$40m crook exposed to gambling from age 6

Certified public accountant Ewe Pang Kooi was convicted in March of 50 charges of criminal breach of trust as an agent. He is expected to be sentenced in July.
Certified public accountant Ewe Pang Kooi was convicted in March of 50 charges of criminal breach of trust as an agent. He is expected to be sentenced in July.ST FILE PHOTO

Accountant, who stole from clients, wagered $150k at one go as it gave him a kick: DPP

Certified public accountant Ewe Pang Kooi was a pathological gambler who usually placed bets of $150,000 each at the table because this gave him a kick.

His lifelong exposure to gambling started at the age of six, when he helped with his father's illegal gambling operation in Malaysia.

To feed his gambling addiction, the Perak-born Ewe turned to a life of crime, pocketing $40 million from various clients over a decade.

Yesterday, prosecutors sought 30 years' jail for the 65-year-old Singapore permanent resident, given the "phenomenal" sum taken and his high degree of culpability.

The defence argued for a term of 12 to 18 years, saying he had fully cooperated with the police.

Justice Chan Seng Onn adjourned the case and is expected to give his sentencing decision in July.
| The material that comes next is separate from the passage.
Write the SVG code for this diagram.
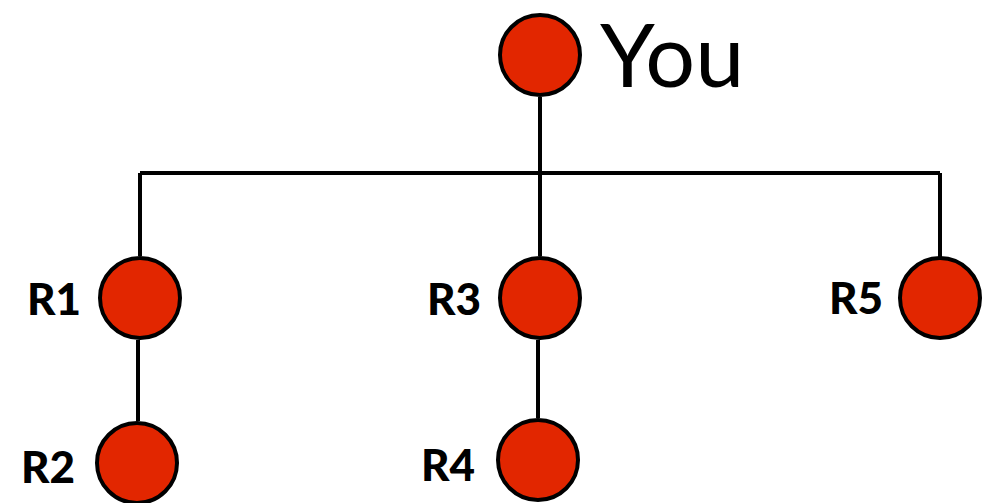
<svg xmlns="http://www.w3.org/2000/svg" width="982" height="503" viewBox="0 0 982 503">
<style>
.node{fill:#e22600;stroke:#000;stroke-width:4}
.edge{fill:none;stroke:#000;stroke-width:4}
.lbl{font-family:Lato,"Open Sans","Liberation Sans",sans-serif;font-weight:900;font-size:44px;fill:#000}
.you{font-family:Lato,"Open Sans","Liberation Sans",sans-serif;font-size:88px;fill:#000}
</style>
<rect width="982" height="503" fill="#fff"/>
<g id="connectors">
<path class="edge" d="M540 97V173M140 173H940M140 173V256M540 173V256M940 173V257M138 340V421M538 340V418"/>
</g>
<g id="you"><circle class="node" cx="540" cy="55" r="40"/><text class="you" x="600" y="87">You</text></g>
<g id="r1"><circle class="node" cx="140" cy="298" r="40"/><text class="lbl" x="27" y="315">R1</text></g>
<g id="r2"><circle class="node" cx="137" cy="463" r="40"/><text class="lbl" x="21" y="483">R2</text></g>
<g id="r3"><circle class="node" cx="540" cy="298" r="40"/><text class="lbl" x="427" y="315">R3</text></g>
<g id="r4"><circle class="node" cx="538" cy="460" r="40"/><text class="lbl" x="421" y="481">R4</text></g>
<g id="r5"><circle class="node" cx="940" cy="298" r="40"/><text class="lbl" x="829" y="314">R5</text></g>
</svg>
Ewe is out on bail of $1 million.

Ewe was the managing partner of accounting firm Ewe, Loke & Partners, and a director of E&M Management Consultants, which provided financial consulting and corporate restructuring services.

He siphoned money from 21 companies he was supposed to liquidate, including six subsidiaries of Hewlett-Packard (HP), and one company whose bank accounts he was managing. He also embezzled the assets of an individual in his role as a receiver.
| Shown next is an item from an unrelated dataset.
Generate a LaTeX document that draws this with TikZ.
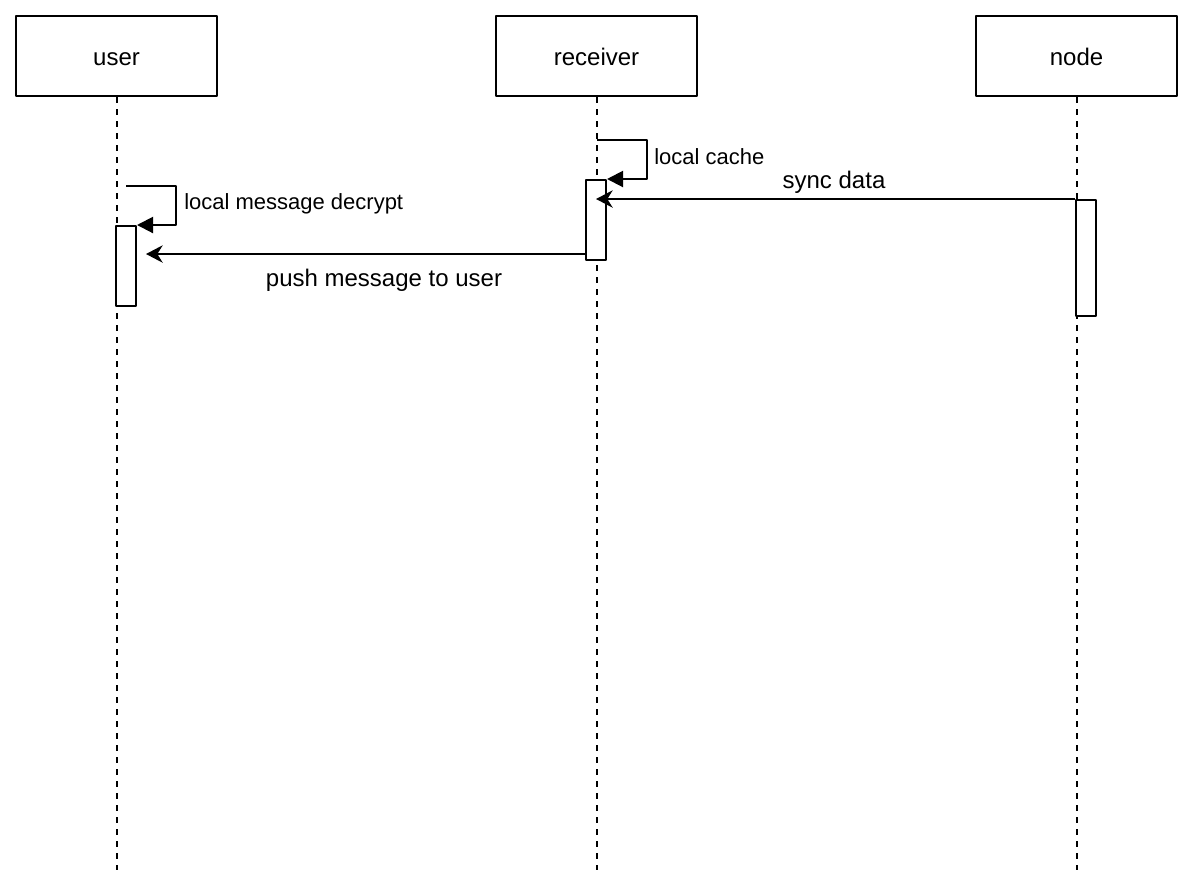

Ewe had control over the bank accounts and assets of the clients so that he could make payments to creditors or recover any assets. Instead, he transferred the assets into bank accounts that had him as an authorised signatory.

Between February 2002 and July 2012, he used the funds to feed his gambling habit, settle debts or reinstate amounts he had siphoned off. To cover his tracks, he moved funds between the various entities.
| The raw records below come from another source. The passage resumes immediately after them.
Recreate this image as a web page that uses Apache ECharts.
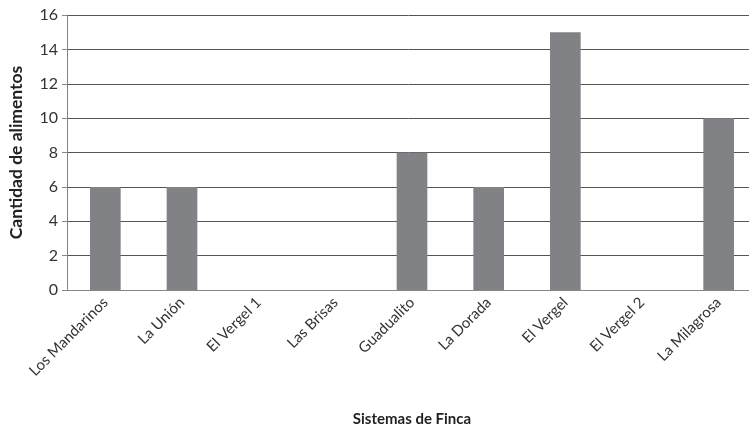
<!DOCTYPE html>
<html><head><meta charset="utf-8">
<script src="https://cdn.jsdelivr.net/npm/echarts@6/dist/echarts.min.js"></script>
<style>html,body{margin:0;padding:0;background:#fff}#c{width:749px;height:428px}</style>
</head><body><div id="c"></div>
<script>
var categories = ["Los Mandarinos","La Unión","El Vergel 1","Las Brisas","Guadualito","La Dorada","El Vergel","El Vergel 2","La Milagrosa"];
var values = [6,6,0,0,8,6,15,0,10];
var yTicks = {min:0,max:16,interval:2};
var xTitle = "Sistemas de Finca";
var yTitle = "Cantidad de alimentos";
var font = "Lato, 'Open Sans', sans-serif";
var chart = echarts.init(document.getElementById('c'));
chart.setOption({
  animation:false,
  grid:{left:67,top:15,width:690,bottom:138,containLabel:false,outerBoundsMode:'none'},
  xAxis:{type:'category',data:categories,
    name:xTitle,nameLocation:'middle',nameGap:122,
    nameTextStyle:{fontFamily:font,fontWeight:'bold',fontSize:15,color:'#222'},
    axisLine:{lineStyle:{color:'#868686',width:1}},axisTick:{show:false},
    axisLabel:{rotate:45,interval:0,fontFamily:font,fontSize:15,color:'#333',margin:10,padding:[0,0,0,0]}},
  yAxis:{type:'value',min:yTicks.min,max:yTicks.max,interval:yTicks.interval,
    name:yTitle,nameLocation:'middle',nameGap:42,nameRotate:90,
    nameTextStyle:{fontFamily:font,fontWeight:'bold',fontSize:17.5,color:'#222'},
    axisLine:{show:true,lineStyle:{color:'#868686'}},
    axisTick:{show:true,length:5,lineStyle:{color:'#868686'}},
    axisLabel:{fontFamily:font,fontSize:16,color:'#333',margin:9},
    splitLine:{lineStyle:{color:'#555',width:1}}},
  series:[{type:'bar',data:values,barWidth:'40%',itemStyle:{color:'#808285'}}]
});
</script></body></html>
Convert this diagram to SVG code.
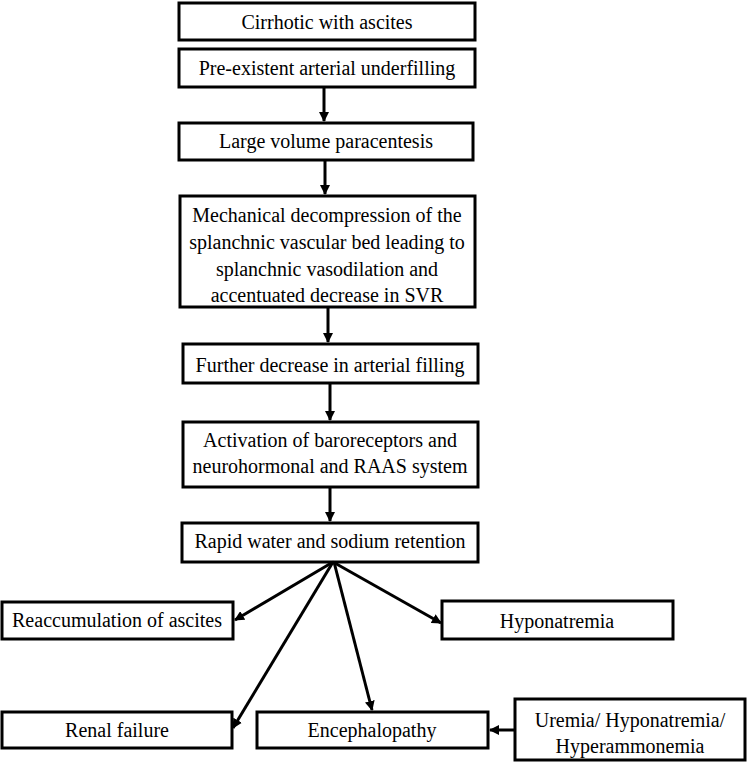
<svg xmlns="http://www.w3.org/2000/svg" width="747" height="763" viewBox="0 0 747 763">
<defs>
<marker id="ah" markerWidth="10" markerHeight="10" refX="9" refY="5" orient="auto" markerUnits="userSpaceOnUse">
<path d="M0,0 L10,5 L0,10 Z" fill="#000"/>
</marker>
<style>
rect{fill:#fff;stroke:#000;stroke-width:3}
text{font-family:"Liberation Serif","Times New Roman",serif;font-size:20px;fill:#000;text-anchor:middle}
.c line{stroke:#000;stroke-width:3}
</style>
</defs>
<rect x="0" y="0" width="747" height="763" style="stroke:none"/>
<g id="n1"><rect x="179" y="3" width="296" height="37"/><text x="327" y="29">Cirrhotic with ascites</text></g>
<g id="n2"><rect x="179" y="49" width="296" height="38"/><text x="327" y="75">Pre-existent arterial underfilling</text></g>
<g id="n3"><rect x="179" y="123" width="294" height="37"/><text x="326" y="148">Large volume paracentesis</text></g>
<g id="n4"><rect x="180" y="196" width="295" height="111"/><text x="327" y="222">Mechanical decompression of the</text><text x="327" y="249">splanchnic vascular bed leading to</text><text x="327" y="276">splanchnic vasodilation and</text><text x="327" y="302">accentuated decrease in SVR</text></g>
<g id="n5"><rect x="183" y="344" width="295" height="39"/><text x="330" y="372">Further decrease in arterial filling</text></g>
<g id="n6"><rect x="183" y="422" width="295" height="65"/><text x="330" y="447">Activation of baroreceptors and</text><text x="330" y="473">neurohormonal and RAAS system</text></g>
<g id="n7"><rect x="182" y="523" width="296" height="39"/><text x="330" y="548">Rapid water and sodium retention</text></g>
<g id="n8"><rect x="2" y="602" width="231" height="37"/><text x="117" y="627">Reaccumulation of ascites</text></g>
<g id="n9"><rect x="442" y="601" width="231" height="38"/><text x="557" y="628">Hyponatremia</text></g>
<g id="n10"><rect x="2" y="712" width="230" height="36"/><text x="117" y="737">Renal failure</text></g>
<g id="n11"><rect x="257" y="712" width="231" height="36"/><text x="372" y="737">Encephalopathy</text></g>
<g id="n12"><rect x="515" y="699" width="230" height="61"/><text x="630" y="727">Uremia/ Hyponatremia/</text><text x="630" y="753">Hyperammonemia</text></g>
<g id="connectors" class="c">
<line x1="324" y1="87" x2="324" y2="121" marker-end="url(#ah)"/>
<line x1="325" y1="160" x2="325" y2="194" marker-end="url(#ah)"/>
<line x1="328" y1="307" x2="328" y2="342" marker-end="url(#ah)"/>
<line x1="330" y1="383" x2="330" y2="420" marker-end="url(#ah)"/>
<line x1="330" y1="487" x2="330" y2="521" marker-end="url(#ah)"/>
<line x1="333" y1="562" x2="235" y2="620" marker-end="url(#ah)"/>
<line x1="333" y1="562" x2="441" y2="623" marker-end="url(#ah)"/>
<line x1="333" y1="562" x2="233" y2="728" marker-end="url(#ah)"/>
<line x1="334" y1="562" x2="372" y2="710" marker-end="url(#ah)"/>
<line x1="515" y1="730" x2="490" y2="730" marker-end="url(#ah)"/>
</g>
</svg>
But his wrongdoings were uncovered after the HP group chased him about the assets from the liquidation of the companies.

In March, he was convicted of 50 charges of criminal breach of trust as an agent.

The story of how Ewe's "association with gambling had dogged him all his life" - in the words of his lawyer, Senior Counsel Michael Khoo - emerged yesterday.

Ewe helped his father collect betting slips when he was as young as six. He worked as a croupier at Genting Highlands Resort after completing secondary school in Penang, and also in Newcastle, England while he was studying accountancy.

In the early days of his career in Singapore, Ewe started gambling on cruise ships and later at the two resort casinos. As his losses mounted, Ewe first sold his apartment - and then he helped himself to clients' money.

A defence psychiatric report said his addiction "took a life of its own and clouded his judgment".

Deputy Public Prosecutor Hon Yi said Ewe had a permanent hotel room on Sentosa and usually wagered $150,000 because he did not feel the kick with smaller bets. While he did not amass riches from his crimes, he led a high life that he could not have afforded otherwise.

The DPP argued that a jail term of 30 years was in line with precedents. These include the cases of former Singapore Airlines supervisor Teo Cheng Kiat, who was jailed 24 years for siphoning $35 million from his employer, and former Asia Pacific Breweries executive Chia Teck Leng, jailed 42 years for swindling four banks of $117 million.

But Mr Khoo urged the court to consider the cases of Setho Oi Lin, jailed 12 years for duping 1,341 people into paying about $37.5 million for fake memberships, and accounts clerk Richard Tiang, jailed 18 years for embezzling $46 million.